Fenomena ini bukan hanya di Indonesia. Studi feminist media (Banet-Weiser, 2018) menunjukkan bahwa narasi empowerment sering dijadikan komoditas pemasaran, sementara praktiknya justru menekankan citra tubuh, konsumerisme, dan glamoritas—bukan keberdayaan substantif.
Mental Inlander dan Bayangan Kolonial
Fenomena ini memiliki akar panjang. Sejarawan B.H.M. Vlekke (2008) dan M.C. Ricklefs (2012) mencatat bagaimana pribumi kolonial sering digambarkan sebagai kelas kecil yang mudah terpesona kemewahan. Meski sarat bias, warisan ini tampak dalam politik uang dan perilaku pemilih yang silau viralitas.
Namun sejarah juga membantah stereotip tersebut. Dari “inlander” lahir tokoh-tokoh seperti Soekarno dan Sutan Syahrir, yang menekankan nation and character building. Mereka mengajarkan otentisitas: ucapan, pikiran, dan tindakan harus selaras.
Peran Media dan Teknologi
Media dan institusi publik kini ditantang untuk lebih berani.
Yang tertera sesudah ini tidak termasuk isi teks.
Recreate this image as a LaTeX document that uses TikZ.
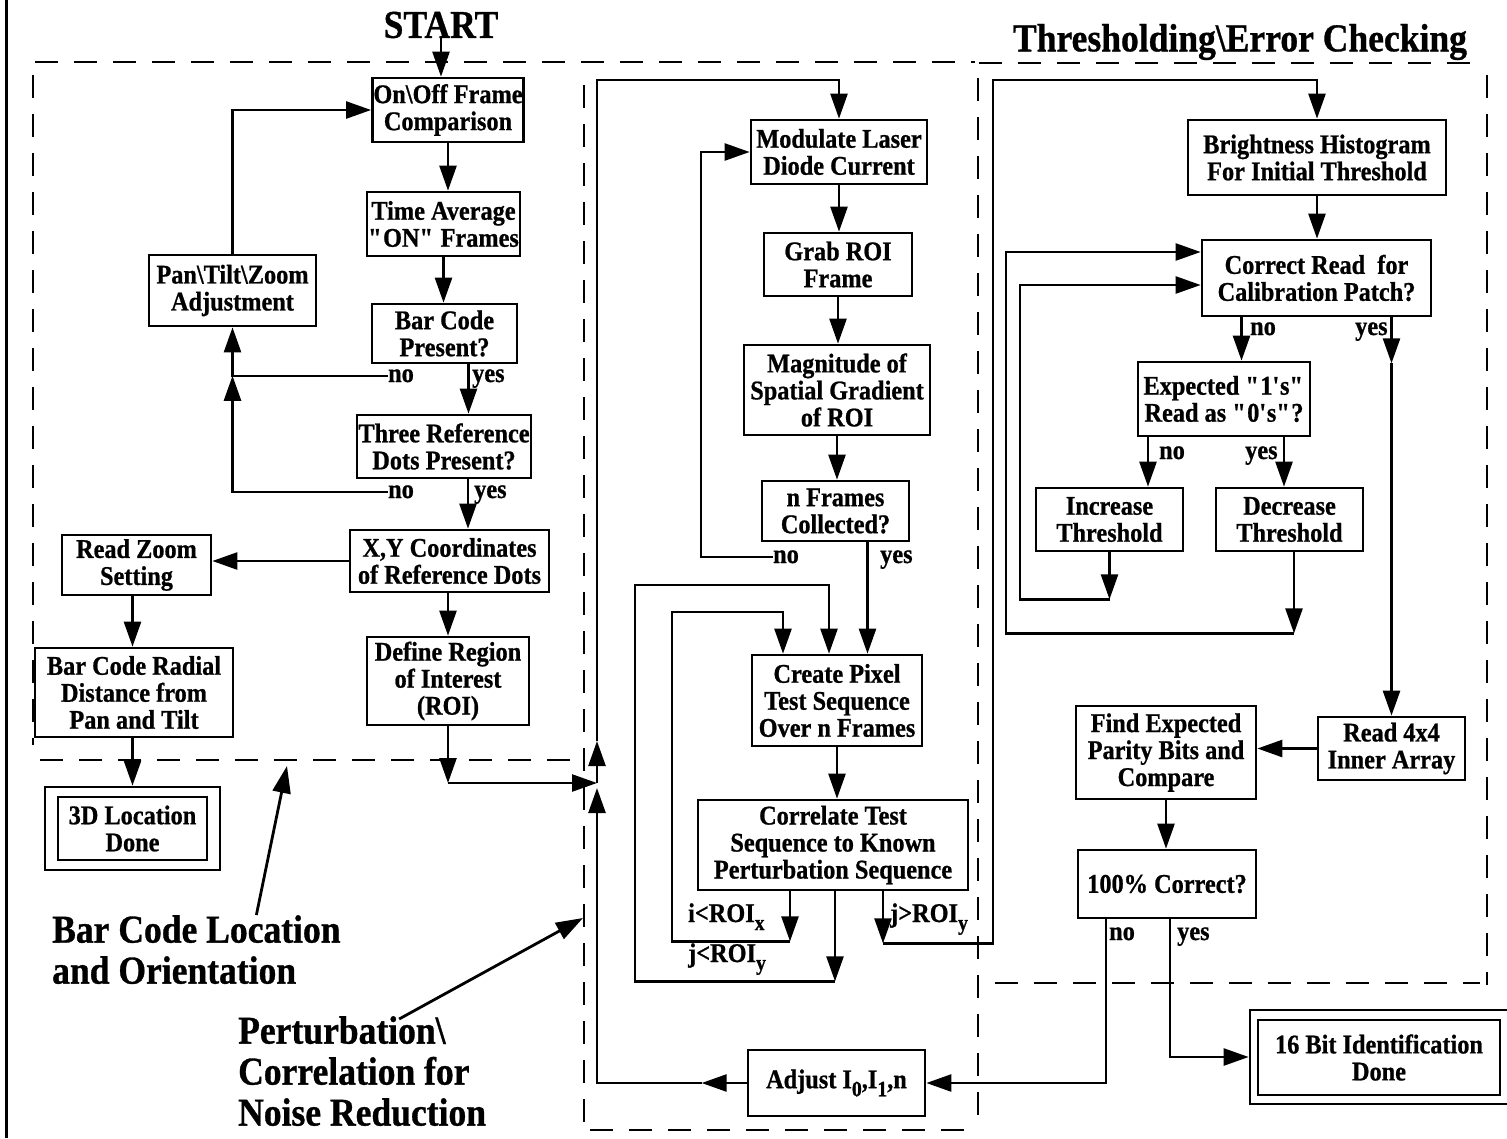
\documentclass[tikz,border=0pt]{standalone}
\usepackage{fontspec}
\setmainfont{Liberation Serif}
\newfontfamily\condbold{Liberation Serif}[UprightFont=* Bold, FakeStretch=0.9, FakeBold=0.8]
\usetikzlibrary{arrows.meta}

\newcommand{\boxfont}{\condbold\fontsize{27}{27}\selectfont}
\newcommand{\bigfont}{\condbold\fontsize{39.5}{41}\selectfont}
\newcommand{\lowr}[1]{\raisebox{-0.3em}{\fontsize{22}{22}\selectfont #1}}
\newcommand{\qd}{\textquotedbl}
\newcommand{\qs}{\textquotesingle}

\begin{document}
\begin{tikzpicture}[x=1pt,y=-1pt,
  blk/.style={draw, line width=2.7pt, align=center, inner sep=1pt, font=\boxfont},
  outerframe/.style={draw, line width=2.7pt, inner sep=0pt},
  lbl/.style={font=\boxfont, inner sep=0pt, anchor=base west},
  big/.style={font=\bigfont, inner sep=0pt},
  arr/.style={line width=2.5pt, -{Triangle[length=25pt,width=17pt]}},
  ptr/.style={line width=2.8pt, -{Triangle[length=27pt,width=18pt]}},
  zone/.style={line width=2pt, dash pattern=on 23pt off 16pt},
]
\useasboundingbox (0,0) rectangle (1507,1138);
\clip (0,0) rectangle (1507,1138);

% page rule on the left
\draw[line width=3pt] (6,0) -- (6,1138);

% dashed outlines of the three stages
\draw[zone] (35,62) -- (975,62);
\draw[zone] (33,75) -- (33,745);
\draw[zone] (40,760) -- (584,760);
\draw[zone] (584,85) -- (584,1130);
\draw[zone] (1470,63) -- (978,63) -- (978,1130);
\draw[zone] (590,1130) -- (975,1130);
\draw[zone] (1487,75) -- (1487,985);
\draw[zone] (995,983) -- (1480,983);

% titles
\node[big] (start) at (441,25) {START};
\node[big] (thr) at (1240,42) {Thresholding\textbackslash Error Checking};
\node[big, anchor=north west, align=left] (barloc) at (52,915) {Bar Code Location\\and Orientation};
\node[big, anchor=north west, align=left] (pert) at (238,1016) {Perturbation\textbackslash\\Correlation for\\Noise Reduction};

% ---- bar code location stage ----
\node[blk, minimum width=148pt, minimum height=64pt] (onoff) at (448,110) {On\textbackslash Off Frame\\Comparison};
\node[blk, minimum width=147pt, minimum height=64pt] (timeavg) at (443.5,224) {Time Average\\\qd ON\qd\ Frames};
\node[blk, minimum width=145pt, minimum height=59pt] (barcode) at (444.5,333.5) {Bar Code\\Present?};
\node[blk, minimum width=174pt, minimum height=63pt] (threeref) at (444,446.5) {Three Reference\\Dots Present?};
\node[blk, minimum width=199pt, minimum height=62pt] (xycoord) at (449.5,561) {X,Y Coordinates\\of Reference Dots};
\node[blk, minimum width=162pt, minimum height=88pt] (defroi) at (448,681) {Define Region\\of Interest\\(ROI)};
\node[blk, minimum width=167pt, minimum height=71pt] (pantilt) at (232.5,290.5) {Pan\textbackslash Tilt\textbackslash Zoom\\Adjustment};
\node[blk, minimum width=149pt, minimum height=60pt] (readzoom) at (136.5,565) {Read Zoom\\Setting};
\node[blk, minimum width=198pt, minimum height=89pt] (radial) at (134,692.5) {Bar Code Radial\\Distance from\\Pan and Tilt};
\node[blk, minimum width=149pt, minimum height=63pt] (loc3d) at (132.5,828.5) {3D Location\\Done};
\node[outerframe, minimum width=175pt, minimum height=83pt] (loc3dbox) at (loc3d) {};

\node[lbl] (bno) at (388,382) {no};
\node[lbl] (byes) at (472,382) {yes};
\node[lbl] (tno) at (388,498) {no};
\node[lbl] (tyes) at (474,498) {yes};

\draw[arr] (start.south) -- (start.south |- onoff.north);
\draw[arr] (onoff.south) -- (onoff.south |- timeavg.north);
\draw[arr] (timeavg.south) -- (timeavg.south |- barcode.north);
\draw[arr] ([xshift=24pt]barcode.south) coordinate (a1) -- (a1 |- threeref.north);
\draw[arr] ([xshift=24pt]threeref.south) coordinate (a2) -- (a2 |- xycoord.north);
\draw[arr] (bno.west) -- (bno.west -| pantilt.south) -- (pantilt.south);
\draw[arr] (tno.west) -- (tno.west -| pantilt.south) -- (bno.west -| pantilt.south);
\draw[arr] (pantilt.north) -- (pantilt.north |- onoff.west) -- (onoff.west);
\draw[arr] (xycoord.west) -- (xycoord.west -| readzoom.east);
\draw[arr] (xycoord.south -| defroi.north) -- (defroi.north);
\draw[arr] (readzoom.south -| loc3dbox.north) -- (radial.north -| loc3dbox.north);
\draw[arr] (radial.south -| loc3dbox.north) -- (loc3dbox.north);

\coordinate (jn) at (597,783);
\coordinate (jup) at (597,741);
\coordinate (lt) at (597,80);
\draw[arr] (defroi.south) -- (defroi.south |- jn);
\draw[arr] (defroi.south |- jn) -- (jn);

% ---- perturbation / correlation stage ----
\node[blk, minimum width=176pt, minimum height=64pt] (modulate) at (839,152) {Modulate Laser\\Diode Current};
\node[blk, minimum width=148pt, minimum height=63pt] (grab) at (838,264.5) {Grab ROI\\Frame};
\node[blk, minimum width=186pt, minimum height=90pt] (magnitude) at (837,390) {Magnitude of\\Spatial Gradient\\of ROI};
\node[blk, minimum width=147pt, minimum height=60pt] (nframes) at (835.5,511) {n Frames\\Collected?};
\node[blk, minimum width=170pt, minimum height=91pt] (createpix) at (837,700.5) {Create Pixel\\Test Sequence\\Over n Frames};
\node[blk, minimum width=270pt, minimum height=90pt] (correlate) at (833,845) {Correlate Test\\Sequence to Known\\Perturbation Sequence};
\node[blk, minimum width=177pt, minimum height=66pt] (adjust) at (836.5,1083) {Adjust I\lowr{0},I\lowr{1},n};

\node[lbl] (nno) at (773,563) {no};
\node[lbl] (nyes) at (880,563) {yes};
\node[lbl] (ilbl) at (688,922) {i<ROI\lowr{x}};
\node[lbl] (jlbl) at (688,962) {j<ROI\lowr{y}};
\node[lbl] (klbl) at (890,922) {j>ROI\lowr{y}};

\draw[arr] (jn) -- (jup);
\draw[arr] (jup) -- (lt) -- (lt -| modulate.north) -- (modulate.north);
\draw[arr] (modulate.south) -- (modulate.south |- grab.north);
\draw[arr] (grab.south) -- (grab.south |- magnitude.north);
\draw[arr] (magnitude.south) -- (magnitude.south |- nframes.north);
\coordinate (nl) at (701,152);
\draw[arr] (nno.west) -- (nno.west -| nl) -- (nl) -- (modulate.west);
\draw[arr] ([xshift=32pt]nframes.south) coordinate (a3) -- (a3 |- createpix.north);
\draw[arr] (createpix.south) -- (createpix.south |- correlate.north);

\coordinate (cit) at ([xshift=-54pt]createpix.north);
\coordinate (cjt) at ([xshift=-8pt]createpix.north);
\coordinate (il) at (672,612);
\coordinate (jl) at (635,585);
\coordinate (kr) at (993,80);
\draw[arr] ([xshift=-43pt]correlate.south) -- ++(0,50) coordinate (cib);
\draw[arr] (cib) -- (cib -| il) -- (il) -- (il -| cit) -- (cit);
\draw[arr] ([xshift=2pt]correlate.south) -- ++(0,90) coordinate (cjb);
\draw[arr] (cjb) -- (cjb -| jl) -- (jl) -- (jl -| cjt) -- (cjt);
\draw[arr] ([xshift=50pt]correlate.south) -- ++(0,52) coordinate (ckb);

\draw[arr] (adjust.west) -- ++(-45,0) coordinate (adl);
\draw[arr] (adl) -- (adl -| jn) -- ([yshift=-5pt]jn);

% ---- thresholding / error checking stage ----
\node[blk, minimum width=258pt, minimum height=75pt] (bright) at (1317,157.5) {Brightness Histogram\\For Initial Threshold};
\node[blk, minimum width=229pt, minimum height=76pt] (corrread) at (1316.5,278) {Correct Read~~for\\Calibration Patch?};
\node[blk, minimum width=172pt, minimum height=74pt] (expected) at (1224,399) {Expected \qd 1\qs s\qd\\Read as \qd 0\qs s\qd ?};
\node[blk, minimum width=147pt, minimum height=63pt] (increase) at (1109.5,519.5) {Increase\\Threshold};
\node[blk, minimum width=147pt, minimum height=63pt] (decrease) at (1289.5,519.5) {Decrease\\Threshold};
\node[blk, minimum width=147pt, minimum height=63pt] (read44) at (1391.5,748.5) {Read 4x4\\Inner Array};
\node[blk, minimum width=180pt, minimum height=93pt] (findexp) at (1166,752.5) {Find Expected\\Parity Bits and\\Compare};
\node[blk, minimum width=178pt, minimum height=68pt] (correct100) at (1167,884) {100\% Correct?};
\node[blk, minimum width=242pt, minimum height=75pt] (bit16) at (1379,1057.5) {16 Bit Identification\\Done};
\node[outerframe, minimum width=262pt, minimum height=94pt] (bit16box) at (1381,1057) {};

\draw[arr] (ckb) -- (ckb -| kr) -- (kr) -- (kr -| bright.north) -- (bright.north);

\node[lbl] (cno) at (1250,335) {no};
\node[lbl] (cyes) at (1355,335) {yes};
\node[lbl] (eno) at (1159,459) {no};
\node[lbl] (eyes) at (1245,459) {yes};
\node[lbl] (pno) at (1109,940) {no};
\node[lbl] (pyes) at (1177,940) {yes};

\draw[arr] (bright.south) -- (bright.south |- corrread.north);
\draw[arr] ([xshift=-75pt]corrread.south) coordinate (a4) -- (a4 |- expected.north);
\draw[arr] ([xshift=75pt]corrread.south) -- ++(0,46) coordinate (a5);
\draw[arr] (a5) -- (a5 |- read44.north);
\draw[arr] ([xshift=-76pt]expected.south) coordinate (a6) -- (a6 |- increase.north);
\draw[arr] ([xshift=60pt]expected.south) coordinate (a7) -- (a7 |- decrease.north);
\coordinate (lp1) at (1020,285);
\coordinate (lp2) at (1006,252);
\draw[arr] (increase.south) -- ++(0,47) coordinate (a8);
\draw[arr] (a8) -- (a8 -| lp1) -- (lp1) -- ([yshift=-7pt]corrread.west);
\draw[arr] ([xshift=4.5pt]decrease.south) -- ++(0,81) coordinate (a9);
\draw[arr] (a9) -- (a9 -| lp2) -- (lp2) -- ([yshift=26pt]corrread.west);
\draw[arr] (read44.west) -- (read44.west -| findexp.east);
\draw[arr] (findexp.south) -- (findexp.south |- correct100.north);
\draw[arr] ([xshift=-61pt]correct100.south) coordinate (a10) -- (a10 |- adjust.east) -- (adjust.east);
\draw[arr] ([xshift=3pt]correct100.south) coordinate (a11) -- (a11 |- bit16box.west) -- (bit16box.west);

% pointers from the stage captions
\coordinate (p1) at (287,766);
\coordinate (p2) at (583,918);
\draw[ptr] ([xshift=60pt]barloc.north) -- (p1);
\draw[ptr] ([xshift=37pt,yshift=-3pt]pert.north) -- (p2);
\end{tikzpicture}
\end{document}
Verifikasi rekam jejak digital seharusnya menjadi standar: baik untuk calon legislatif maupun figur publik lainnya. AI dapat dipakai sebagai alat deteksi cepat, bukan hanya untuk rekrutmen kerja, tetapi juga demi kualitas demokrasi.
Di Nepal, Discord dipakai untuk melawan korupsi. Di Indonesia, AI bisa membantu membongkar ijazah palsu atau jaringan buzzer. Regulasi juga mendesak. Uni Eropa telah melangkah dengan Digital Services Act (2023), yang mewajibkan platform memberi label pada konten berbayar. Indonesia membutuhkan langkah serupa.
Kembali ke Teladan Sejarah
Kisah Jahja Datoek Kajo dan Agus Salim mengingatkan bahwa kepemimpinan lahir dari aksi nyata, bukan pencitraan digital. Jahja membangun pendidikan dan infrastruktur air bersih; Agus Salim membela rakyat dengan argumen tajam di Volksraad. Mereka menunjukkan bahwa otentisitas lebih berharga daripada sekadar viralitas.
Rocky Gerung benar: ijazah hanyalah tanda tamat belajar, bukan akhir berpikir. Demokrasi digital tidak boleh lagi terjebak pada tipuan branding semu.
Penutup
Indonesia butuh pemimpin otentik, bukan “manusia jadi-jadian” hasil rekayasa algoritma. Dari DPR hingga panggung hiburan, publik berhak menuntut rekam jejak yang nyata.
Sudah waktunya kita berhenti silau pada citra halu-halu. Demokrasi seharusnya melahirkan pemimpin dari integritas dan kerja nyata, bukan dari konten viral atau ijazah palsu.